On our way to Auschwitz-Birkenau this morning, I was so nervous about what we might see that I felt queasy. However, my first impression was fairly neutral.The trees and old brick buildings reminded y of a living history park near my town. The gate did not affect me at all, despite being perhaps the world’s most well known symbol of genocide. The gas chamber also hardly affected me. I knew that I was standing in a room where ten thousand people died, and I tried to visualize that number relative to the size of my town, but I still couldn’t process it. I don’t think the human brain is meant to. Part of me

 

Inside of the exhibits, I felt very differently. I was most upset by seeing the physical evidence of the murders. That felt very, very, real. I could barely look at the pile of hair, and the baby clothes made me cry. I imagined the babies re-appearing within their clothing, and everyone else somehow coming back for the shoes they left behind.

 

But somehow, Birkenau was still much more upsetting than Auschwitz. I am still trying to understand why.
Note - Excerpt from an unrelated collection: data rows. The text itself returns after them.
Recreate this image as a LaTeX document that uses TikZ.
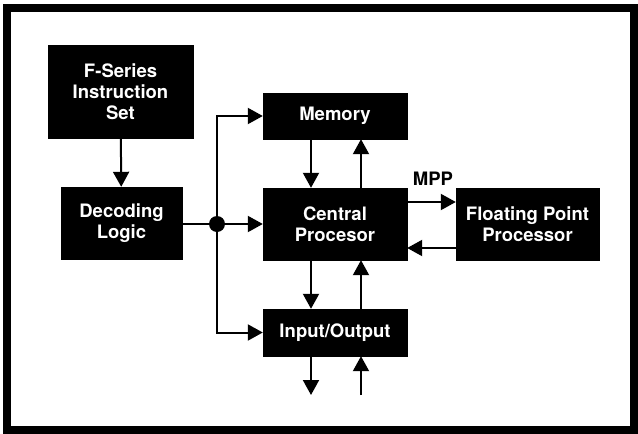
\documentclass[tikz,border=0pt]{standalone}
\usepackage{fontspec}
\setmainfont{TeX Gyre Heros}
\usetikzlibrary{arrows.meta}
\begin{document}
\begin{tikzpicture}[x=1pt,y=-1pt,
  blk/.style={fill=black,draw=black,text=white,inner sep=0pt,align=center,
    font=\fontsize{18.5}{21}\selectfont\bfseries},
  conn/.style={line width=2pt},
  arr/.style={conn,-{Triangle[length=15pt,width=16pt]}},
  lbl/.style={font=\fontsize{18.5}{21}\selectfont\bfseries}]
\useasboundingbox (0,0) rectangle (638,434);
\draw[line width=8pt] (7,8) rectangle (634,430);
\node[blk,minimum width=145pt,minimum height=93pt] (fs) at (120.5,91.5) {F-Series\\Instruction\\Set};
\node[blk,minimum width=121pt,minimum height=72pt] (dl) at (121.5,223) {Decoding\\Logic};
\node[blk,minimum width=144pt,minimum height=46pt] (mem) at (335,116) {Memory};
\node[blk,minimum width=144pt,minimum height=72pt] (cp) at (335,224) {Central\\Procesor};
\node[blk,minimum width=143pt,minimum height=72pt] (fpp) at (527.5,224) {Floating Point\\Processor};
\node[blk,minimum width=144pt,minimum height=47pt] (io) at (335,332.5) {Input/Output};
\coordinate (j) at (217,224);
\coordinate (o1) at (311,395);
\coordinate (o2) at (361,395);
\node[lbl] (mpp) at (433,179) {MPP};
% connectors
\draw[arr] (fs) -- (dl);
\draw[conn] (dl.east |- j) -- (j);
\draw[arr] (j) -- (cp.west |- j);
\fill (j) circle (8pt);
\draw[arr] (j) |- (mem.west);
\draw[arr] (j) |- (io.west);
\draw[arr] ([xshift=-24pt]mem.south) -- ([xshift=-24pt]cp.north);
\draw[arr] ([xshift=26pt]cp.north) -- ([xshift=26pt]mem.south);
\draw[arr] ([xshift=-24pt]cp.south) -- ([xshift=-24pt]io.north);
\draw[arr] ([xshift=26pt]io.north) -- ([xshift=26pt]cp.south);
\draw[arr] (io.south -| o1) -- (o1);
\draw[arr] (o2) -- (io.south -| o2);
\draw[arr] ([yshift=22pt]cp.east) -- ([yshift=22pt]fpp.west);
\draw[arr] ([yshift=-24pt]fpp.west) -- ([yshift=-24pt]cp.east);
\end{tikzpicture}
\end{document}
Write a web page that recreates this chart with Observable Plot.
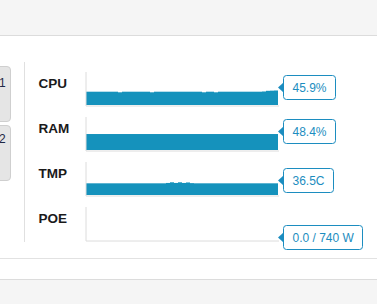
<!DOCTYPE html>
<html><head><meta charset="utf-8">
<script src="https://cdn.jsdelivr.net/npm/d3@7"></script>
<script src="https://cdn.jsdelivr.net/npm/@observablehq/plot@0.6"></script>
<style>
html,body{margin:0;padding:0;background:#fff;}
body{position:relative;width:377px;height:304px;overflow:hidden;font-family:"Liberation Sans",Arial,sans-serif;}
.topbar{position:absolute;left:0;top:0;width:377px;height:35px;background:#f5f5f5;border-bottom:1px solid #dcdcdc;}
.sep{position:absolute;left:0;top:258px;width:377px;height:1px;background:#e2e2e2;}
.footer{position:absolute;left:0;top:279px;width:377px;height:25px;background:#f5f5f5;border-top:1px solid #dcdcdc;}
.btn{position:absolute;left:-19px;width:30px;box-sizing:border-box;background:#e5e5e5;border:1px solid #cfcfcf;border-radius:4px;}
.num{position:absolute;font-size:12px;line-height:12px;color:#1e2846;}
.divider{position:absolute;left:24px;top:62px;width:1px;height:180px;background:#e0e0e0;}
#chart{position:absolute;left:0;top:0;}
</style>
</head><body>
<div class="topbar"></div>
<div class="btn" style="top:66px;height:56px;"></div>
<div class="btn" style="top:125px;height:56px;"></div>
<span class="num" style="left:-1px;top:77px;">1</span>
<span class="num" style="left:-1px;top:133px;">2</span>
<div class="divider"></div>
<div class="sep"></div>
<div class="footer"></div>
<div id="chart"></div>
<script>
const metrics = ["CPU", "RAM", "TMP", "POE"];
const scaleMax = [100, 100, 100, 740];
const currentValues = [45.9, 48.4, 36.5, 0.0];
const valueLabels = ["45.9%", "48.4%", "36.5C", "0.0 / 740 W"];

const cpuHistory = [40.3, 40.3, 40.3, 40.3, 40.3, 40.3, 40.3, 40.3, 38.5, 40.3, 40.3, 40.3,
  40.3, 40.3, 40.3, 40.3, 38.5, 40.3, 40.3, 40.3, 40.3, 40.3, 40.3, 40.3,
  40.3, 40.3, 40.3, 40.3, 40.3, 38.5, 40.3, 40.3, 38.5, 40.3, 40.3, 40.3,
  40.3, 40.3, 40.3, 40.3, 40.3, 40.3, 40.3, 40.3, 41.0, 43.0, 43.5, 44.0];
const ramHistory = [48.4, 48.4, 48.4, 48.4, 48.4, 48.4, 48.4, 48.4, 48.4, 48.4, 48.4, 48.4,
  48.4, 48.4, 48.4, 48.4, 48.4, 48.4, 48.4, 48.4, 48.4, 48.4, 48.4, 48.4,
  48.4, 48.4, 48.4, 48.4, 48.4, 48.4, 48.4, 48.4, 48.4, 48.4, 48.4, 48.4,
  48.4, 48.4, 48.4, 48.4, 48.4, 48.4, 48.4, 48.4, 48.4, 48.4, 48.4, 48.4];
const tmpHistory = [35.4, 35.4, 35.4, 35.4, 35.4, 35.4, 35.4, 35.4, 35.4, 35.4, 35.4, 35.4,
  35.4, 35.4, 35.4, 35.4, 35.4, 35.4, 35.4, 35.4, 36.5, 38.5, 36.5, 38.5,
  36.5, 38.0, 36.0, 35.4, 35.4, 35.4, 35.4, 35.4, 35.4, 35.4, 35.4, 35.4,
  35.4, 35.4, 35.4, 35.4, 35.4, 35.4, 35.4, 35.4, 35.4, 35.4, 35.4, 35.4];
const poeHistory = [0, 0, 0, 0, 0, 0, 0, 0, 0, 0, 0, 0,
  0, 0, 0, 0, 0, 0, 0, 0, 0, 0, 0, 0,
  0, 0, 0, 0, 0, 0, 0, 0, 0, 0, 0, 0,
  0, 0, 0, 0, 0, 0, 0, 0, 0, 0, 0, 0];

const histories = [cpuHistory, ramHistory, tmpHistory, poeHistory];
const N = cpuHistory.length;
const samples = metrics.flatMap((m, k) =>
  histories[k].map((v, i) => ({metric: m, i, pct: 100 * v / scaleMax[k]})));
const current = metrics.map((m, k) =>
  ({metric: m, pct: 100 * currentValues[k] / scaleMax[k], label: valueLabels[k]}));

const BLUE = "#1592bc";
const CALL = "#1c8dc0";

const measureCtx = document.createElement("canvas").getContext("2d");
measureCtx.font = "12px 'Liberation Sans', Arial, sans-serif";

function calloutBoxes(index, scales, values, dimensions, context) {
  const ns = "http://www.w3.org/2000/svg";
  const g = context.document.createElementNS(ns, "g");
  for (const i of index) {
    const px = Math.round(values.x[i]);
    const py = Math.round(values.y[i] - 3) + 0.5;
    const w = Math.round(measureCtx.measureText(current[i].label).width) + 18;
    const h = 24, m = 5;
    const x0 = px + 5.5, y0 = py - h / 2;
    const rect = context.document.createElementNS(ns, "rect");
    rect.setAttribute("x", x0); rect.setAttribute("y", y0);
    rect.setAttribute("width", w); rect.setAttribute("height", h);
    rect.setAttribute("rx", 3); rect.setAttribute("fill", "#fff");
    rect.setAttribute("stroke", CALL); rect.setAttribute("stroke-width", 1);
    const tri = context.document.createElementNS(ns, "path");
    tri.setAttribute("d", `M${px},${py}L${x0},${py - m}L${x0},${py + m}Z`);
    tri.setAttribute("fill", CALL);
    g.appendChild(rect); g.appendChild(tri);
  }
  return g;
}

const chart = Plot.plot({
  width: 377, height: 250,
  marginLeft: 86, marginRight: 99, marginTop: 72, marginBottom: 10,
  style: {background: "transparent", overflow: "visible"},
  x: {domain: [0, N], axis: null},
  y: {domain: [0, 100], axis: null},
  fy: {domain: metrics, axis: null, label: null, paddingInner: 12 / 45, paddingOuter: 0},
  marks: [
    Plot.rect(samples, {fy: "metric", x1: "i", x2: d => d.i + 1, y1: 0, y2: "pct", fill: BLUE}),
    Plot.frame({anchor: "left", stroke: "#dcdcdc", dx: -0.5}),
    Plot.frame({anchor: "bottom", stroke: "#dcdcdc", dy: 0.5}),
    Plot.text(metrics, {fy: d => d, text: d => d, frameAnchor: "top-left", textAnchor: "start",
      lineAnchor: "bottom", dx: -48, dy: 15.5, fontWeight: "bold", fontSize: 13.5, fill: "#1a1a1a",
      fontFamily: "'Liberation Sans', Arial, sans-serif"}),
    Plot.text(current, {fy: "metric", x: () => N, y: "pct", text: "label", render: calloutBoxes}),
    Plot.text(current, {fy: "metric", x: () => N, y: "pct", text: "label", textAnchor: "start",
      dx: 14, dy: -2, fontSize: 12, fill: CALL, fontFamily: "'Liberation Sans', Arial, sans-serif"})
  ]
});
document.getElementById("chart").appendChild(chart);
</script>
</body></html>
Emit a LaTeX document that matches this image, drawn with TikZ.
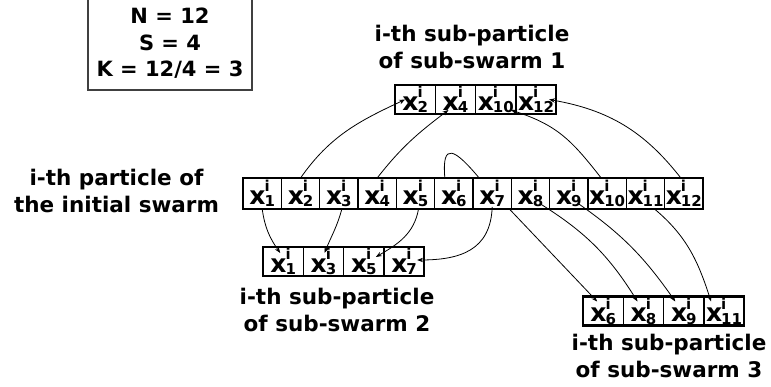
\documentclass[tikz,border=0pt]{standalone}
\usepackage{fontspec}
\setmainfont{DejaVu Sans}
\usetikzlibrary{arrows.meta,positioning}
\newcommand{\subsz}{\fontsize{15}{15}\selectfont}
\newcommand{\xk}[1]{x\kern-1pt\rlap{\raisebox{12.5pt}{\subsz i}}\raisebox{-2.5pt}{\subsz #1}}
\tikzset{
  cell/.style={draw=black,fill=white,line width=1.2pt,outer sep=0pt,inner sep=0pt,minimum width=38.33pt,minimum height=31pt,font=\fontsize{25}{25}\selectfont\bfseries},
  subcell/.style={cell,minimum width=40.3pt,minimum height=29pt},
  rowframe/.style={draw=black,line width=2.2pt},
  lbl/.style={align=center,font=\fontsize{21.5}{27}\selectfont\bfseries},
  arr/.style={-{Stealth[length=6pt,width=4.5pt]},line width=0.8pt},
  loopline/.style={line width=0.8pt}
}

\begin{document}
\begin{tikzpicture}[x=1pt,y=1pt]
  \useasboundingbox (0,0) rectangle (771,387);
  \fill[white] (0,0) rectangle (771,387);

  % parameters box, its top edge runs off the page
  \node[draw=black!75,line width=1.1pt,minimum width=164pt,minimum height=93pt,align=center,font=\fontsize{21}{26.5}\selectfont\bfseries] (params) at (170,343.5) {N = 12\\S = 4\\K = 12/4 = 3};

  % initial swarm
  \node[cell] (m1) at (262.2,193.5) {\xk{1}};
  \foreach \k [remember=\k as \p (initially 1)] in {2,...,12}
    \node[cell,right=0pt of m\p] (m\k) {\xk{\k}};
  \draw[rowframe] (m1.north west) rectangle (m12.south east);

  % sub-swarms
  \node[subcell] (a1) at (415.2,287.5) {\xk{2}};
  \foreach \v [count=\k from 2,remember=\k as \p (initially 1)] in {4,10,12}
    \node[subcell,right=0pt of a\p] (a\k) {\xk{\v}};
  \draw[rowframe] (a1.north west) rectangle (a4.south east);

  \node[subcell] (b1) at (283.2,125.5) {\xk{1}};
  \foreach \v [count=\k from 2,remember=\k as \p (initially 1)] in {3,5,7}
    \node[subcell,right=0pt of b\p] (b\k) {\xk{\v}};
  \draw[rowframe] (b1.north west) rectangle (b4.south east);

  \node[subcell] (c1) at (603.2,76) {\xk{6}};
  \foreach \v [count=\k from 2,remember=\k as \p (initially 1)] in {8,9,11}
    \node[subcell,right=0pt of c\p] (c\k) {\xk{\v}};
  \draw[rowframe] (c1.north west) rectangle (c4.south east);

  % labels
  \node[lbl] (lmain) at (116.5,196) {i-th particle of\\the initial swarm};
  \node[lbl] (lsub1) at (472,340) {i-th sub-particle\\of sub-swarm 1};
  \node[lbl] (lsub2) at (337,77.5) {i-th sub-particle\\of sub-swarm 2};
  \node[lbl] (lsub3) at (669,31.5) {i-th sub-particle\\of sub-swarm 3};

  % to sub-swarm 1
  \draw[arr] (m2.north) to[out=55,in=205] ([xshift=-10pt]a1.center);
  \draw[arr] (m4.north) to[out=52,in=217] ([xshift=-7pt,yshift=4pt]a2.south);
  \draw[arr] ([xshift=-6pt]m10.north) to[out=128,in=-18,looseness=1.1] ([xshift=15pt,yshift=4pt]a3.south);
  \draw[arr] ([xshift=-3pt]m12.north) to[out=128,in=-10] ([xshift=13pt]a4.center);

  % to sub-swarm 2
  \draw[arr] (m1.south) to[out=-82,in=125] ([xshift=-3pt,yshift=-6pt]b1.north);
  \draw[arr] ([xshift=3pt]m3.south) to[out=-105,in=68] ([xshift=1pt,yshift=-6pt]b2.north);
  \draw[arr] ([xshift=3pt]m5.south) to[out=-100,in=30] ([xshift=12pt,yshift=-10pt]b3.north);
  \draw[arr] ([yshift=2pt]m7.south) to[out=-92,in=0,looseness=1.2] ([xshift=13pt,yshift=1.5pt]b4.center);

  % to sub-swarm 3
  \draw[loopline] ([xshift=-9pt]m6.north) to[out=95,in=130,looseness=2.8] ([xshift=-13pt]m7.north);
  \draw[arr] ([xshift=-2pt]m7.south east) -- ([xshift=-6pt,yshift=-5pt]c1.north);
  \draw[arr] ([xshift=10pt,yshift=5pt]m8.south) to[out=-32,in=122] ([xshift=-6pt,yshift=-5pt]c2.north);
  \draw[arr] ([xshift=10pt,yshift=5pt]m9.south) to[out=-35,in=125] ([xshift=-8.5pt,yshift=-5pt]c3.north);
  \draw[arr] ([xshift=9pt]m11.south) to[out=-40,in=108] ([xshift=-13pt,yshift=-5pt]c4.north);
\end{tikzpicture}
\end{document}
I think that while the exhibitions at Auschwitz were extremely difficult to get through, the outside grounds did not feel “real,” potentially because of the cafe, gift shop, and all the other amenities that almost tricked me into believing it was built for tourists. I was disturbed to learn yesterday that the infamous barbed wire is replaced every year or so. Birkenau, however seems to have been left unattended, which makes it feel threatening. It is not packaged and presented to tourists in the same way that Auschwitz is, so I could really sense the history and it made me sick.

 

I found myself completely unable to step over the train tracks that carried Jews into the camp. It felt strange and wrong to move perpendicularly to the path the victims were forced to take, and that their spirits might still be taking, in some sense. It felt like walking through a crowd of ghosts. I ended up walking away, acutely aware that that was not an option for the people I was supposed to be honoring.

 

I was tremendously anxious and upset, and I still am. While it seems important to feel that way, I am not really sure who benefits. I can remember the spirits of the deceased, and do everything in my power to stop something like this from ever happening again, but tour groups with cameras and headphones cannot change the past. There is no way to preserve or approach Auschwitz-Birkenau in a way that feels right. But if it were up to me, I think I might bury the hair and the baby clothes like you would bury a body, and close the camps forever.